**Given instruction:**
Without the images, write out the whole listing exactly.

________________________

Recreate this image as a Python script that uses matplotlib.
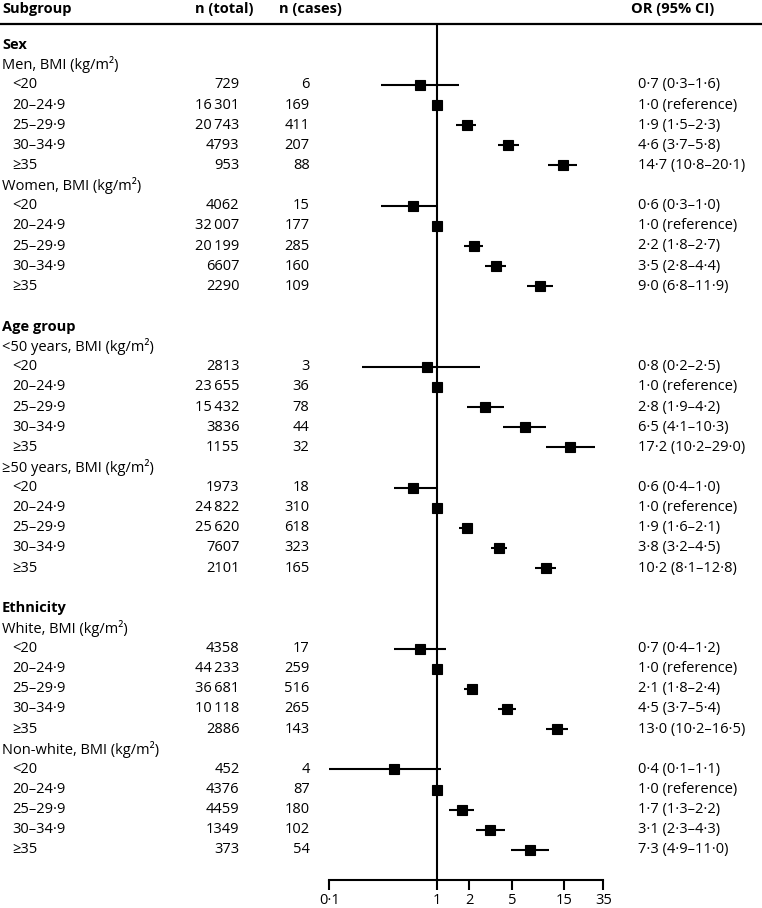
import matplotlib
matplotlib.use("Agg")
import matplotlib.pyplot as plt
import matplotlib.transforms as mtransforms
from matplotlib.lines import Line2D
import numpy as np

plt.rcParams["font.family"] = ["Open Sans", "DejaVu Sans"]
FS = 10.5

# ---------------- data ----------------
groups = ["Sex", "Age group", "Ethnicity"]
subgroups = ["Men", "Women", "<50 years", "≥50 years", "White", "Non-white"]
bmi_cats = ["<20", "20–24·9", "25–29·9", "30–34·9", "≥35"]

n_total = [729, 16301, 20743, 4793, 953,
           4062, 32007, 20199, 6607, 2290,
           2813, 23655, 15432, 3836, 1155,
           1973, 24822, 25620, 7607, 2101,
           4358, 44233, 36681, 10118, 2886,
           452, 4376, 4459, 1349, 373]
n_cases = [6, 169, 411, 207, 88,
           15, 177, 285, 160, 109,
           3, 36, 78, 44, 32,
           18, 310, 618, 323, 165,
           17, 259, 516, 265, 143,
           4, 87, 180, 102, 54]
or_est = [0.7, 1.0, 1.9, 4.6, 14.7,
          0.6, 1.0, 2.2, 3.5, 9.0,
          0.8, 1.0, 2.8, 6.5, 17.2,
          0.6, 1.0, 1.9, 3.8, 10.2,
          0.7, 1.0, 2.1, 4.5, 13.0,
          0.4, 1.0, 1.7, 3.1, 7.3]
ci_lo = [0.3, np.nan, 1.5, 3.7, 10.8,
         0.3, np.nan, 1.8, 2.8, 6.8,
         0.2, np.nan, 1.9, 4.1, 10.2,
         0.4, np.nan, 1.6, 3.2, 8.1,
         0.4, np.nan, 1.8, 3.7, 10.2,
         0.1, np.nan, 1.3, 2.3, 4.9]
ci_hi = [1.6, np.nan, 2.3, 5.8, 20.1,
         1.0, np.nan, 2.7, 4.4, 11.9,
         2.5, np.nan, 4.2, 10.3, 29.0,
         1.0, np.nan, 2.1, 4.5, 12.8,
         1.2, np.nan, 2.4, 5.4, 16.5,
         1.1, np.nan, 2.2, 4.3, 11.0]

xticks = [0.1, 1, 2, 5, 15, 35]


def dot(v):
    return f"{v:.1f}".replace(".", "·")


def fmt_n(n):
    if n >= 10000:
        return f"{n:,}".replace(",", "\u2009")
    return str(n)


# ---------------- figure ----------------
W, H = 762, 908
fig = plt.figure(figsize=(W / 100, H / 100), dpi=100)
fig.patch.set_facecolor("white")

# pixel geometry of the forest panel
x_left, x_right = 329.3, 603.3
y_top, y_bot = 24, 880
row0, row_h = 44.7, 20.13

ax = fig.add_axes([x_left / W, 1 - y_bot / H, (x_right - x_left) / W, (y_bot - y_top) / H])
ax.set_xscale("log")
ax.set_xlim(0.1, 35)
ax.set_ylim((y_bot - row0) / row_h, (y_top - row0) / row_h)
for s in ["top", "left", "right"]:
    ax.spines[s].set_visible(False)
ax.spines["bottom"].set_linewidth(1.5)
ax.set_yticks([])
ax.set_xticks(xticks)
ax.set_xticklabels([dot(t) if t < 1 else str(t) for t in xticks], fontsize=FS)
ax.xaxis.set_minor_locator(matplotlib.ticker.NullLocator())
ax.tick_params(axis="x", direction="out", length=7, width=1.5, pad=2)
ax.axvline(1, color="black", lw=1.5, zorder=1)

tr = mtransforms.blended_transform_factory(fig.transFigure, ax.transData)


def put(xpx, row, s, ha="left", bold=False):
    ax.text(xpx / W, row, s, transform=tr, ha=ha, va="center", fontsize=FS,
            fontweight="bold" if bold else "normal", clip_on=False)


# header
hrow = (9 - row0) / row_h
put(2, hrow, "Subgroup", bold=True)
put(195, hrow, "n (total)", bold=True)
put(279, hrow, "n (cases)", bold=True)
put(631, hrow, "OR (95% CI)", bold=True)
fig.add_artist(Line2D([0, 1], [1 - y_top / H] * 2, color="black", lw=1.6))

# body
row = 0
k = 0
for gi, g in enumerate(groups):
    put(2, row, g, bold=True)
    row += 1
    for sg in subgroups[2 * gi:2 * gi + 2]:
        put(2, row, f"{sg}, BMI (kg/m²)")
        row += 1
        for cat in bmi_cats:
            put(12, row, cat)
            put(239.5, row, fmt_n(n_total[k]), ha="right")
            put(309.5, row, fmt_n(n_cases[k]), ha="right")
            if np.isnan(ci_lo[k]):
                put(638, row, f"{dot(or_est[k])} (reference)")
            else:
                put(638, row, f"{dot(or_est[k])} ({dot(ci_lo[k])}–{dot(ci_hi[k])})")
                ax.plot([ci_lo[k], ci_hi[k]], [row, row], color="black", lw=1.5, zorder=2,
                        solid_capstyle="butt")
            ax.plot(or_est[k], row, marker="s", ms=7.6, color="black", mew=0.8, zorder=3)
            row += 1
            k += 1
    row += 1

fig.savefig("out.png", dpi=100, facecolor="white")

________________________

**Answer to this exercise:**
Recreate this image as a Python script that uses matplotlib.
import matplotlib
matplotlib.use("Agg")
import matplotlib.pyplot as plt
import matplotlib.transforms as mtransforms
from matplotlib.lines import Line2D
import numpy as np

plt.rcParams["font.family"] = ["Open Sans", "DejaVu Sans"]
FS = 10.5

# ---------------- data ----------------
groups = ["Sex", "Age group", "Ethnicity"]
subgroups = ["Men", "Women", "<50 years", "≥50 years", "White", "Non-white"]
bmi_cats = ["<20", "20–24·9", "25–29·9", "30–34·9", "≥35"]

n_total = [729, 16301, 20743, 4793, 953,
           4062, 32007, 20199, 6607, 2290,
           2813, 23655, 15432, 3836, 1155,
           1973, 24822, 25620, 7607, 2101,
           4358, 44233, 36681, 10118, 2886,
           452, 4376, 4459, 1349, 373]
n_cases = [6, 169, 411, 207, 88,
           15, 177, 285, 160, 109,
           3, 36, 78, 44, 32,
           18, 310, 618, 323, 165,
           17, 259, 516, 265, 143,
           4, 87, 180, 102, 54]
or_est = [0.7, 1.0, 1.9, 4.6, 14.7,
          0.6, 1.0, 2.2, 3.5, 9.0,
          0.8, 1.0, 2.8, 6.5, 17.2,
          0.6, 1.0, 1.9, 3.8, 10.2,
          0.7, 1.0, 2.1, 4.5, 13.0,
          0.4, 1.0, 1.7, 3.1, 7.3]
ci_lo = [0.3, np.nan, 1.5, 3.7, 10.8,
         0.3, np.nan, 1.8, 2.8, 6.8,
         0.2, np.nan, 1.9, 4.1, 10.2,
         0.4, np.nan, 1.6, 3.2, 8.1,
         0.4, np.nan, 1.8, 3.7, 10.2,
         0.1, np.nan, 1.3, 2.3, 4.9]
ci_hi = [1.6, np.nan, 2.3, 5.8, 20.1,
         1.0, np.nan, 2.7, 4.4, 11.9,
         2.5, np.nan, 4.2, 10.3, 29.0,
         1.0, np.nan, 2.1, 4.5, 12.8,
         1.2, np.nan, 2.4, 5.4, 16.5,
         1.1, np.nan, 2.2, 4.3, 11.0]

xticks = [0.1, 1, 2, 5, 15, 35]


def dot(v):
    return f"{v:.1f}".replace(".", "·")


def fmt_n(n):
    if n >= 10000:
        return f"{n:,}".replace(",", "\u2009")
    return str(n)


# ---------------- figure ----------------
W, H = 762, 908
fig = plt.figure(figsize=(W / 100, H / 100), dpi=100)
fig.patch.set_facecolor("white")

# pixel geometry of the forest panel
x_left, x_right = 329.3, 603.3
y_top, y_bot = 24, 880
row0, row_h = 44.7, 20.13

ax = fig.add_axes([x_left / W, 1 - y_bot / H, (x_right - x_left) / W, (y_bot - y_top) / H])
ax.set_xscale("log")
ax.set_xlim(0.1, 35)
ax.set_ylim((y_bot - row0) / row_h, (y_top - row0) / row_h)
for s in ["top", "left", "right"]:
    ax.spines[s].set_visible(False)
ax.spines["bottom"].set_linewidth(1.5)
ax.set_yticks([])
ax.set_xticks(xticks)
ax.set_xticklabels([dot(t) if t < 1 else str(t) for t in xticks], fontsize=FS)
ax.xaxis.set_minor_locator(matplotlib.ticker.NullLocator())
ax.tick_params(axis="x", direction="out", length=7, width=1.5, pad=2)
ax.axvline(1, color="black", lw=1.5, zorder=1)

tr = mtransforms.blended_transform_factory(fig.transFigure, ax.transData)


def put(xpx, row, s, ha="left", bold=False):
    ax.text(xpx / W, row, s, transform=tr, ha=ha, va="center", fontsize=FS,
            fontweight="bold" if bold else "normal", clip_on=False)


# header
hrow = (9 - row0) / row_h
put(2, hrow, "Subgroup", bold=True)
put(195, hrow, "n (total)", bold=True)
put(279, hrow, "n (cases)", bold=True)
put(631, hrow, "OR (95% CI)", bold=True)
fig.add_artist(Line2D([0, 1], [1 - y_top / H] * 2, color="black", lw=1.6))

# body
row = 0
k = 0
for gi, g in enumerate(groups):
    put(2, row, g, bold=True)
    row += 1
    for sg in subgroups[2 * gi:2 * gi + 2]:
        put(2, row, f"{sg}, BMI (kg/m²)")
        row += 1
        for cat in bmi_cats:
            put(12, row, cat)
            put(239.5, row, fmt_n(n_total[k]), ha="right")
            put(309.5, row, fmt_n(n_cases[k]), ha="right")
            if np.isnan(ci_lo[k]):
                put(638, row, f"{dot(or_est[k])} (reference)")
            else:
                put(638, row, f"{dot(or_est[k])} ({dot(ci_lo[k])}–{dot(ci_hi[k])})")
                ax.plot([ci_lo[k], ci_hi[k]], [row, row], color="black", lw=1.5, zorder=2,
                        solid_capstyle="butt")
            ax.plot(or_est[k], row, marker="s", ms=7.6, color="black", mew=0.8, zorder=3)
            row += 1
            k += 1
    row += 1

fig.savefig("out.png", dpi=100, facecolor="white")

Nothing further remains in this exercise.